__TASK__: Copy out each line that has "matplotlib" in it.

__LISTED RECORDS__:
========================

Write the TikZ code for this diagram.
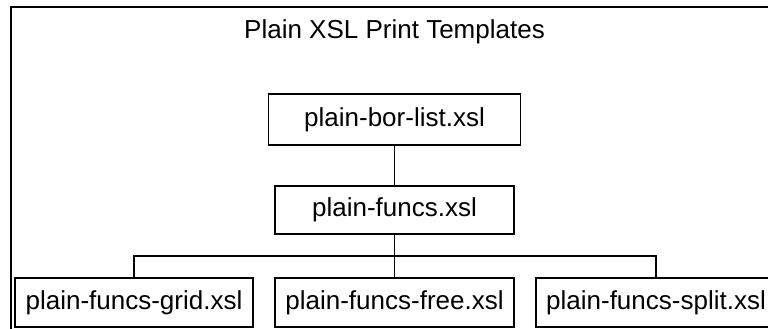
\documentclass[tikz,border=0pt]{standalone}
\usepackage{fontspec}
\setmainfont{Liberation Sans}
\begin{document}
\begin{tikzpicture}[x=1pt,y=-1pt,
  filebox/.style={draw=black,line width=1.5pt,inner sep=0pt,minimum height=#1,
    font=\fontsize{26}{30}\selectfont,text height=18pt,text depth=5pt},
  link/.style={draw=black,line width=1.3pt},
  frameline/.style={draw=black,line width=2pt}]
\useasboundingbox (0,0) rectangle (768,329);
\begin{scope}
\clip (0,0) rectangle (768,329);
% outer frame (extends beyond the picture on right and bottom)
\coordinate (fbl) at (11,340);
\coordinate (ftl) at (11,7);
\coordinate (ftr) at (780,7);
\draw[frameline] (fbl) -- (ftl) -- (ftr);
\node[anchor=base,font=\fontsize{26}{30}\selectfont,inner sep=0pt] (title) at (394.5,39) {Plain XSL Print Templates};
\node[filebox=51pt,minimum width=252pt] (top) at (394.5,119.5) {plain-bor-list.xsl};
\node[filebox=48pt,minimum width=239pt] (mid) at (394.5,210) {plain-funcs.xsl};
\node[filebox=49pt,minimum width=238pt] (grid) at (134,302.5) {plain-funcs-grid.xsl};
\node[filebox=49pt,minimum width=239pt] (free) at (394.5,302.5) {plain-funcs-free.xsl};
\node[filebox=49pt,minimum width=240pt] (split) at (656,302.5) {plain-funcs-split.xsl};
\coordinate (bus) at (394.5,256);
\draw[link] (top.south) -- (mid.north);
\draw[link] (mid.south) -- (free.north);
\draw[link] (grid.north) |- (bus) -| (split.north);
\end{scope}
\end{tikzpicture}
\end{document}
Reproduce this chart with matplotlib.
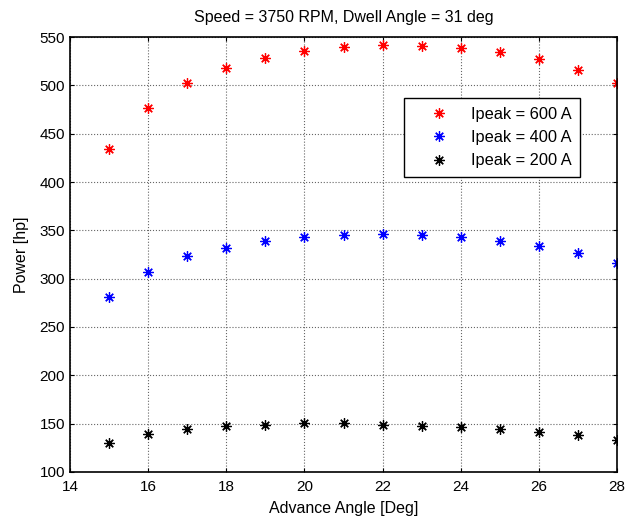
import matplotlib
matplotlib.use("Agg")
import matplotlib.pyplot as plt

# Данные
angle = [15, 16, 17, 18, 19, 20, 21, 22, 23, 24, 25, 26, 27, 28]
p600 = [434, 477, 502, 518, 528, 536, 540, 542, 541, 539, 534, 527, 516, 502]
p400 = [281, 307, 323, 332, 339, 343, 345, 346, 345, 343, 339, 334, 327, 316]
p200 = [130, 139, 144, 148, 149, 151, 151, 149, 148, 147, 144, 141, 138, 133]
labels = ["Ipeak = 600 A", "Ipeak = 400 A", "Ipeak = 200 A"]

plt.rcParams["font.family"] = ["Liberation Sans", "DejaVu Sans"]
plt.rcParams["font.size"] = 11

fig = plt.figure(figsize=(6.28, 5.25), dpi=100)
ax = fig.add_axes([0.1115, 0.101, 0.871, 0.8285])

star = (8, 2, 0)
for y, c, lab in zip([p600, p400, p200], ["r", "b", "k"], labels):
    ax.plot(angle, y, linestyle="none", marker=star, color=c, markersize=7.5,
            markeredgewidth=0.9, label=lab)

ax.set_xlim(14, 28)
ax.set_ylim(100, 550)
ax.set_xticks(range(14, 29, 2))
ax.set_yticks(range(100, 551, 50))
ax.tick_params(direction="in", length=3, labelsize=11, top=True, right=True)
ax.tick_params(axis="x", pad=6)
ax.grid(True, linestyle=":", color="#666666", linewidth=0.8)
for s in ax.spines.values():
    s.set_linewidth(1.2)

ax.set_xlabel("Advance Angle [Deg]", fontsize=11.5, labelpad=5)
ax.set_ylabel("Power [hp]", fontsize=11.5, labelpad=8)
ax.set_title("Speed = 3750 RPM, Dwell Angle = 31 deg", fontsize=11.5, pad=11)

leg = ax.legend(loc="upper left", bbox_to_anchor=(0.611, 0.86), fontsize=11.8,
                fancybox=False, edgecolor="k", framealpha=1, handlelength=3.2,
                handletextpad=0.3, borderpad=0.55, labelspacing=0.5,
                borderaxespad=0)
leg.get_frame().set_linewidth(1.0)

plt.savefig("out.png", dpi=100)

========================

__FULL ANSWER__:
Reproduce this chart with matplotlib.
import matplotlib
matplotlib.use("Agg")
import matplotlib.pyplot as plt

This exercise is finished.